Forging identity and learning in Professional Practice


Knowledge acquisition and learning have shifted from the explorations in Artificial Intelligence and neural networks to how technology has adapted to living in the world, asking who we are, how we learn and construct knowledge. Etienne Wenger (he who coined the phrase – Communities of Practice with Lave) had some big questions to ask at the Mediating Boundaries conference organsied by Jisc Advance on 12th May in London. His big question is how technology interacts in the social world. As a snail on garden path leaves a silver trail indicating his presence so our meanderings in the digital habitat reveals something of our identity. The issue of our identity or multiple identities in reconfiguring the landscape we inhabit is another idea which preoccupies him. There are four facets to our occupation of the digital habitat:

Fabric of connectivity which encapsulates our virtual presence
Modes of engagement which mirrors self expression
Active Medium indicates social/informational computing
Redefined geography opens the possibilities of multi-membership

We place ourselves at the centre of the digital landscape and we manage these connections with a multiplicity of thick (closer) and thin (less close) relationships. Wenger posed the question of social learning spaces. Where do we come to know both a practice and identity? Is it on a technologically facilitated network or at a real workshop? Where is there a genuine social learning space?

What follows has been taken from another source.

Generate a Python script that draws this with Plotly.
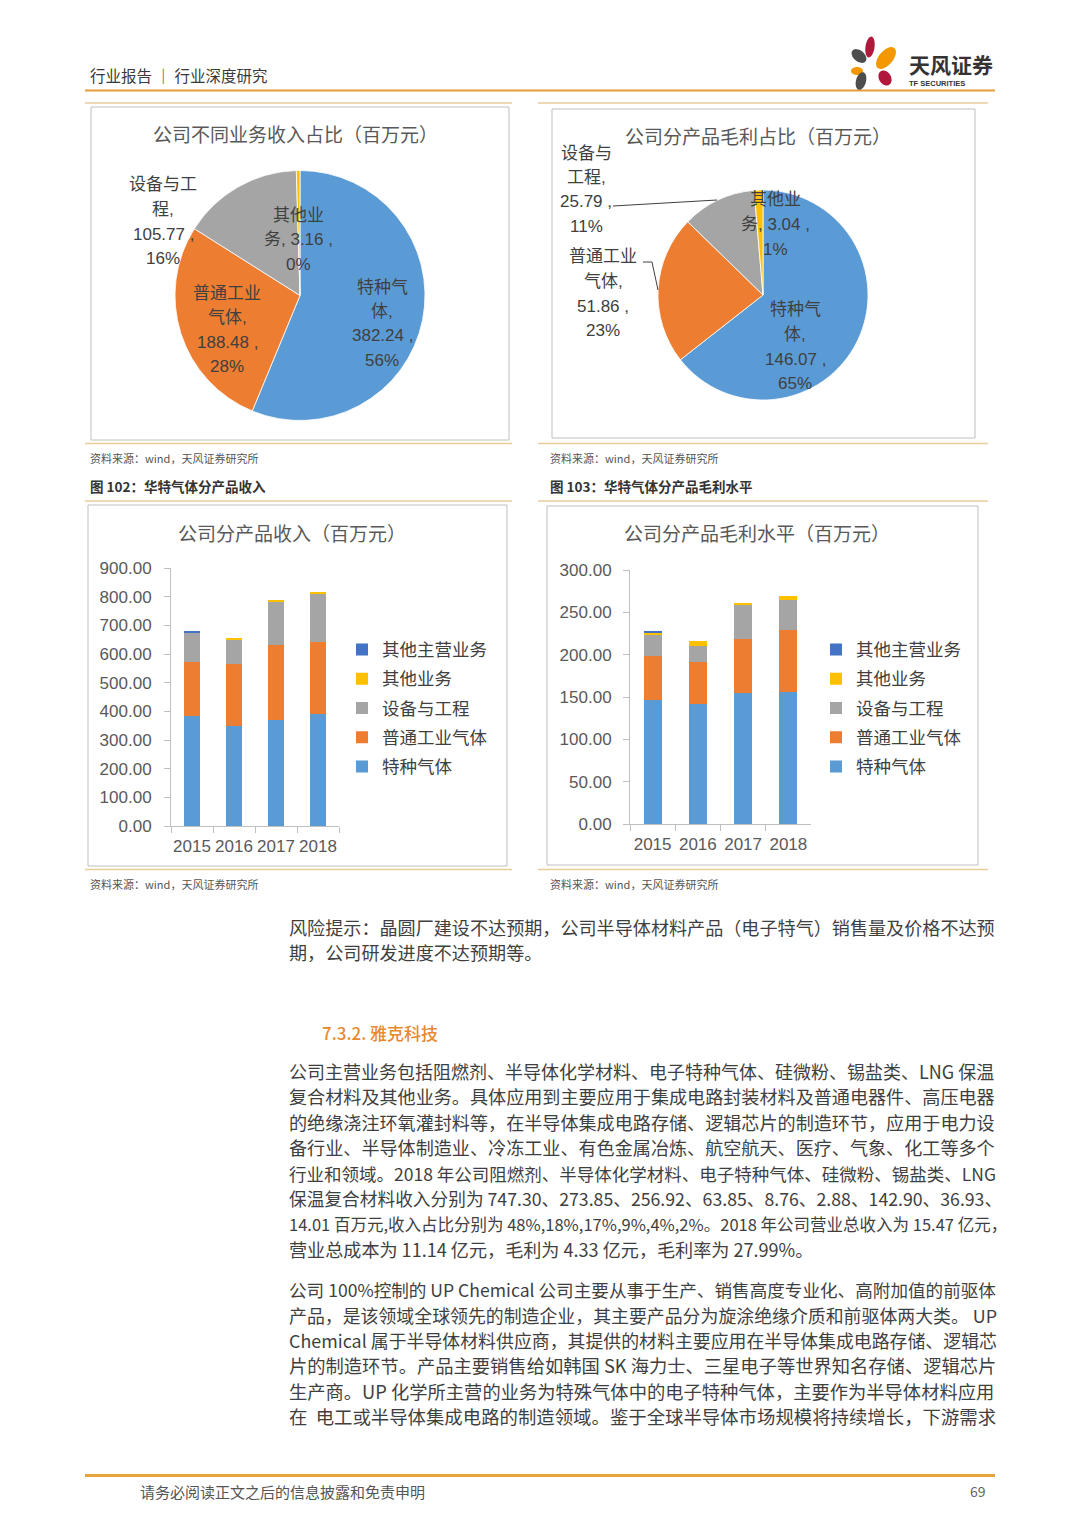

Accountability and responsibility are two certainties for individuals in organizations. And Wenger identifies two discourses which are at odds here. The vertical line which reflects grade and scale and is expressed in Policy. The horizontal line embraces tacit peer contact and is not always positive.

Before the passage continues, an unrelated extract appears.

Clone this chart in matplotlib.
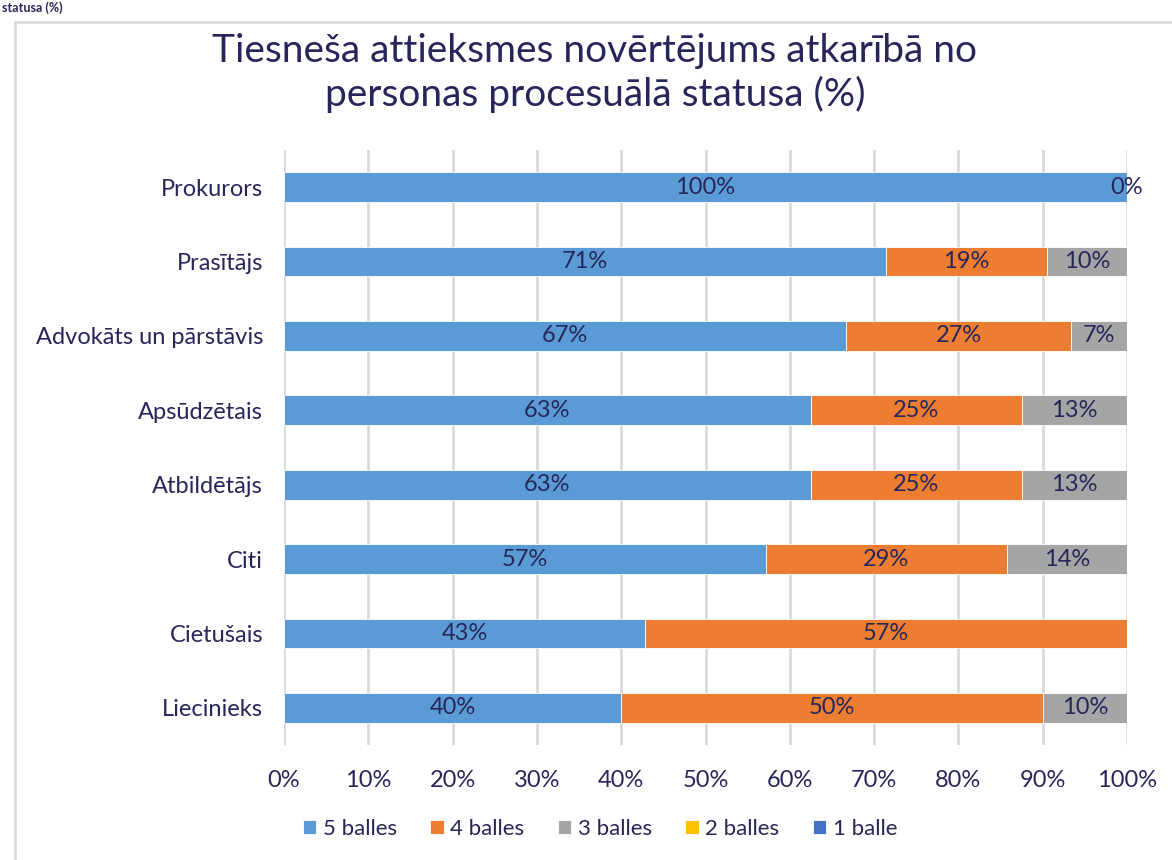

The implications of this for professional practice are profound. From an identity perspective we have to consider the various relationships we have and how where we visit impacts on and shapes our identity. Presumed in this identity is what we know and how we learned what we know. In promoting a learning citizenship Wenger advocates moving from curriculum oriented view to an identity oriented view. This means shifting our practice from what we are going to teach to managing who we are. Becoming good at something is preferable to not succeeding and the production of portfolios and establishing areas of excellence is central to placing individuals at the centre of a learning landscape as opposed to standing alongside it. The digital habitat is a series of nodes and network links and as connected professionals we have to both locate ourselves on the landscape and forge an identity.